• Provided data:
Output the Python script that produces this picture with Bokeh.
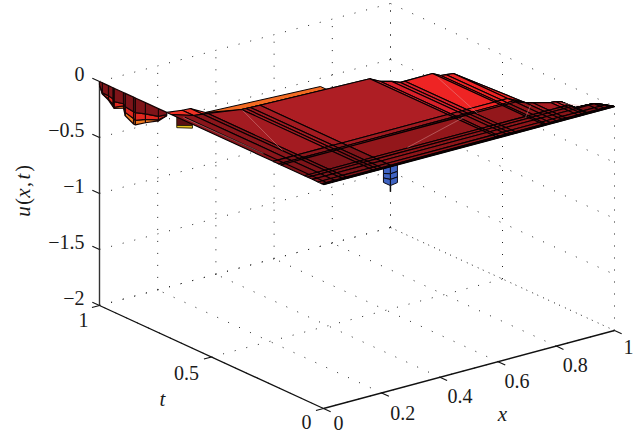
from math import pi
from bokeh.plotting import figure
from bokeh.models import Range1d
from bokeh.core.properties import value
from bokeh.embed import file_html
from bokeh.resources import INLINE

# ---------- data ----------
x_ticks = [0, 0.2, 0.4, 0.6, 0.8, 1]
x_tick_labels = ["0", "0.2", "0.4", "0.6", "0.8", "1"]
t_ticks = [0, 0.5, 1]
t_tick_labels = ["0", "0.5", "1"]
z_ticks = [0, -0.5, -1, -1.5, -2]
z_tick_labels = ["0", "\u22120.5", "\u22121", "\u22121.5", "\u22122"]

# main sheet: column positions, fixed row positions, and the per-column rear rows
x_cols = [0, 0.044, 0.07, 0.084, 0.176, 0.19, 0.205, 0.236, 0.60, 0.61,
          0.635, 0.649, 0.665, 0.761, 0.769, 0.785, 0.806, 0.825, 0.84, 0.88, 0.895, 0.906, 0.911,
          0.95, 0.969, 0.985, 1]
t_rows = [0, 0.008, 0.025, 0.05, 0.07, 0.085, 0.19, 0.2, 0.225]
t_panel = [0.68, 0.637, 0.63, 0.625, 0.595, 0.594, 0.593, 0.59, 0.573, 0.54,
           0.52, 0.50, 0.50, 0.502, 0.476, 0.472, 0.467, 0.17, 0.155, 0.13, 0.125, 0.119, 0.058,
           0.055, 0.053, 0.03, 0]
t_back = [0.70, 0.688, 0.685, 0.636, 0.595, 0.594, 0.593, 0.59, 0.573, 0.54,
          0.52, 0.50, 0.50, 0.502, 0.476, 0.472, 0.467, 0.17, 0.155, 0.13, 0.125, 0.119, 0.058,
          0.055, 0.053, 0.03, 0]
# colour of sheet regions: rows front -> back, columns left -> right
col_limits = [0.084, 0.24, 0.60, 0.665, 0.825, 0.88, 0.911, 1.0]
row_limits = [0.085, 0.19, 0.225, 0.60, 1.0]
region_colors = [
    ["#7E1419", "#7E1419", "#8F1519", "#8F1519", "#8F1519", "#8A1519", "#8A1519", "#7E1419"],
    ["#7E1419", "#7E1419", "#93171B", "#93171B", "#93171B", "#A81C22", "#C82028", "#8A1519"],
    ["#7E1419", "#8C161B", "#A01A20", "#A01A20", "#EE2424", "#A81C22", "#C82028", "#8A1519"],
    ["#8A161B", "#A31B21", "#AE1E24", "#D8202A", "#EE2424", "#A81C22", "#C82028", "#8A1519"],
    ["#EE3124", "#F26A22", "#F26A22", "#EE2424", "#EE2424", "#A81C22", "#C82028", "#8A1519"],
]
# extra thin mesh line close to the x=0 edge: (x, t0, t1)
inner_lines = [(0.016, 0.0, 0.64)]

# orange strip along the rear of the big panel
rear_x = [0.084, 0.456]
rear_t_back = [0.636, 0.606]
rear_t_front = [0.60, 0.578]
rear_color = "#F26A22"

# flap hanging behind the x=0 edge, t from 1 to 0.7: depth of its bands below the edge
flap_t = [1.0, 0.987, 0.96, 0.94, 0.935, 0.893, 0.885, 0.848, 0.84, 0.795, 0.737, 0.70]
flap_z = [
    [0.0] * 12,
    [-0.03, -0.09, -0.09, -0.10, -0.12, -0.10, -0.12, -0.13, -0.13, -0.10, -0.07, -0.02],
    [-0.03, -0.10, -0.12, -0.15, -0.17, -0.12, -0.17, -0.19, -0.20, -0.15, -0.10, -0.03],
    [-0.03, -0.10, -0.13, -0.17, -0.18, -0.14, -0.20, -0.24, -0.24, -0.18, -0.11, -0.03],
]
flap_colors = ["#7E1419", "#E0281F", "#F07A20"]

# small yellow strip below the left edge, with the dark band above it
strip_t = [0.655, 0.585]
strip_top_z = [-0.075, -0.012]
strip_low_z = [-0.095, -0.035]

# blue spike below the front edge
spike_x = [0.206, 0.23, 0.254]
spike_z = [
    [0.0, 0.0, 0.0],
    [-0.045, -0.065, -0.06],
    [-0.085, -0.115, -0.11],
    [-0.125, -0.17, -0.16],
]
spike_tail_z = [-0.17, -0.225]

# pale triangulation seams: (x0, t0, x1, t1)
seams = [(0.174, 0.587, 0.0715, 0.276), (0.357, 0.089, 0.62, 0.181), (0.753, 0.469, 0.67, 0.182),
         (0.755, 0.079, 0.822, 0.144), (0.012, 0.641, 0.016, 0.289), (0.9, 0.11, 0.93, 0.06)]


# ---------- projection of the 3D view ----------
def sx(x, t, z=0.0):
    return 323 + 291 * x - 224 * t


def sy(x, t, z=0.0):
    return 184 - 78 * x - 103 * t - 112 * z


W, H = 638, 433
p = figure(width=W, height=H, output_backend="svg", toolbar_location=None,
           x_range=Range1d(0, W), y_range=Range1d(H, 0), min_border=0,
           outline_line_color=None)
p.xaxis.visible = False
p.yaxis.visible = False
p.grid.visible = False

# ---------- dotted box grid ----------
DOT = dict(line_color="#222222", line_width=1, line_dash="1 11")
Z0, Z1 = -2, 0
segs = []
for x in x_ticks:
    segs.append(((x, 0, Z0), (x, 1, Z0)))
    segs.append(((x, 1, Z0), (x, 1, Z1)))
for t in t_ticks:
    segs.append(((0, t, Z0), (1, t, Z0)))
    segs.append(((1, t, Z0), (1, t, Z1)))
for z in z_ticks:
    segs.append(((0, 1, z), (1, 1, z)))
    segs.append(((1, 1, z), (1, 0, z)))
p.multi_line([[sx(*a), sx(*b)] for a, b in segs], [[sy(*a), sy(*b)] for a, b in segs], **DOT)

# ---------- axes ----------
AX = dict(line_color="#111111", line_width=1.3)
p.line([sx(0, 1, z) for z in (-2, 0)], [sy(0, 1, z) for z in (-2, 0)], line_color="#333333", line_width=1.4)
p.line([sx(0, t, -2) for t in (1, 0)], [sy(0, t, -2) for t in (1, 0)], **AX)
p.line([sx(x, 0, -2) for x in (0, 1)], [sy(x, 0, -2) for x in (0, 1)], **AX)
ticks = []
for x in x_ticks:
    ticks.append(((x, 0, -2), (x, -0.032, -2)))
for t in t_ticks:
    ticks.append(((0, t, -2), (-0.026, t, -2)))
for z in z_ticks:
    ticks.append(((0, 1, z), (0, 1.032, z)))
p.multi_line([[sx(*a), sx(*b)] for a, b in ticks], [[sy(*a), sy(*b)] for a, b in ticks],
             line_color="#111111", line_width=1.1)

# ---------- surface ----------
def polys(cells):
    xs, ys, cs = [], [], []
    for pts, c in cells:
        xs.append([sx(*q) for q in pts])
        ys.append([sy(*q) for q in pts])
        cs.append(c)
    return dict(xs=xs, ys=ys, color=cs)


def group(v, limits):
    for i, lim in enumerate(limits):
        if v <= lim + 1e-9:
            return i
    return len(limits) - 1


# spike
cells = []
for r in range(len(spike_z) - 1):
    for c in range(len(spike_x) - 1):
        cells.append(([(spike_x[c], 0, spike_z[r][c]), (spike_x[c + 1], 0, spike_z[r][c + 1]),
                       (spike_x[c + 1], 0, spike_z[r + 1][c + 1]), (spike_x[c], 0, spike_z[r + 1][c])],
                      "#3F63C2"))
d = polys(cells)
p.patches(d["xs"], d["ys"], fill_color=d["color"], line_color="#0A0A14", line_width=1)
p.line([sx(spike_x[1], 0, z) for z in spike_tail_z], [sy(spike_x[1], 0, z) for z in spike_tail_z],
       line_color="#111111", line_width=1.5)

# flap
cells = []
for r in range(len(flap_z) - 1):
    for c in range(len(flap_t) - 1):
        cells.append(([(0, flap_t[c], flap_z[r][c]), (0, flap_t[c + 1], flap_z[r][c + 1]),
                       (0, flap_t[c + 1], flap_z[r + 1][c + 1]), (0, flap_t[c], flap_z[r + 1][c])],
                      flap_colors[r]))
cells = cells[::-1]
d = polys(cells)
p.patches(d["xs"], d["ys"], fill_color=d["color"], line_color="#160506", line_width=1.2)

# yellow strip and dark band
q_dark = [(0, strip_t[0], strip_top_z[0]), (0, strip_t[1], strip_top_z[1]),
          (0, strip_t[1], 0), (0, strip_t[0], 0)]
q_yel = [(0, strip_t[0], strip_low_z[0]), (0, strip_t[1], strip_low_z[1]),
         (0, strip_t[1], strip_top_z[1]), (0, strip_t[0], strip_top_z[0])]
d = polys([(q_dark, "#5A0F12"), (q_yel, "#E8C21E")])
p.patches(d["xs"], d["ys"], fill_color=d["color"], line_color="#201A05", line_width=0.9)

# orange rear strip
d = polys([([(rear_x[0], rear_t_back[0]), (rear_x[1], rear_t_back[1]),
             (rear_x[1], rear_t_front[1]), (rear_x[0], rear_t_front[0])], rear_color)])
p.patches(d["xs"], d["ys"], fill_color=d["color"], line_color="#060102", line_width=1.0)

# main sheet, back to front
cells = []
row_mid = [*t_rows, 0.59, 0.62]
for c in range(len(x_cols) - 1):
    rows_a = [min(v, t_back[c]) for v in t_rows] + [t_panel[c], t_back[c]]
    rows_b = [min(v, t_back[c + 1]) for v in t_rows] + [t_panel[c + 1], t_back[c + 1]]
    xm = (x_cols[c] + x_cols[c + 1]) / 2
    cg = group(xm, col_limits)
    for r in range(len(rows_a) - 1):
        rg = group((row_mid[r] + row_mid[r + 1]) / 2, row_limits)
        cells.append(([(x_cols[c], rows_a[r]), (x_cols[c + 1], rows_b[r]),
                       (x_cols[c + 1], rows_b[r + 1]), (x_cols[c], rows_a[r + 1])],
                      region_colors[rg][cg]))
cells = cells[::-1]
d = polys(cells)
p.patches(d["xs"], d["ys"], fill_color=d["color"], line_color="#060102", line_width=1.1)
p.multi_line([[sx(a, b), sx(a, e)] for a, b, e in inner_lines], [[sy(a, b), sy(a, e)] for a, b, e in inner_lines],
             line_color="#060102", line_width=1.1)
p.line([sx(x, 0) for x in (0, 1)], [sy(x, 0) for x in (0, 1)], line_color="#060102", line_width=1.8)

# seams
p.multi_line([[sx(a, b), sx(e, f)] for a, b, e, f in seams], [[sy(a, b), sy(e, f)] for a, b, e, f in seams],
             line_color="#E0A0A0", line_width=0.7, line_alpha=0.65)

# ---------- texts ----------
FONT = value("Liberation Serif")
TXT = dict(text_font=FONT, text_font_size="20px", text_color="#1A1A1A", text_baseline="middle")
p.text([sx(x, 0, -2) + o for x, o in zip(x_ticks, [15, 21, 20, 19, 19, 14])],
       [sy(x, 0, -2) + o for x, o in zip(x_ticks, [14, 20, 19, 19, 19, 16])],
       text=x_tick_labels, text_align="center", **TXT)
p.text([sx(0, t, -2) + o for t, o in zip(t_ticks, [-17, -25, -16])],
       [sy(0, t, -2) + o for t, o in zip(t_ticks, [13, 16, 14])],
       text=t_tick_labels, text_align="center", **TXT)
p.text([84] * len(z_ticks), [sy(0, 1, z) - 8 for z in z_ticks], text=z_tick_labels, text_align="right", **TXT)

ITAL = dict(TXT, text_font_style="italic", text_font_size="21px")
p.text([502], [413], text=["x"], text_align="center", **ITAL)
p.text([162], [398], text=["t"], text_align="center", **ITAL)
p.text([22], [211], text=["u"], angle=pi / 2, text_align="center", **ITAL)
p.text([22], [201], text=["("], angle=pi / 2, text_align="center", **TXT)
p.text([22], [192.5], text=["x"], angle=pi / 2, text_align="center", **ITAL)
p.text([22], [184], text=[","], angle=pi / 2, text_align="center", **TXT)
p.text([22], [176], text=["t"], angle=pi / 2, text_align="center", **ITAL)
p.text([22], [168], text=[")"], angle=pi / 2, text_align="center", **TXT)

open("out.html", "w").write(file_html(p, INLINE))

• Goal:
Repeat the lines above, starting at the first and stopping after the line that holds "from bokeh.resources import INLINE", with the pictures left out.

• Reply:
Output the Python script that produces this picture with Bokeh.
from math import pi
from bokeh.plotting import figure
from bokeh.models import Range1d
from bokeh.core.properties import value
from bokeh.embed import file_html
from bokeh.resources import INLINE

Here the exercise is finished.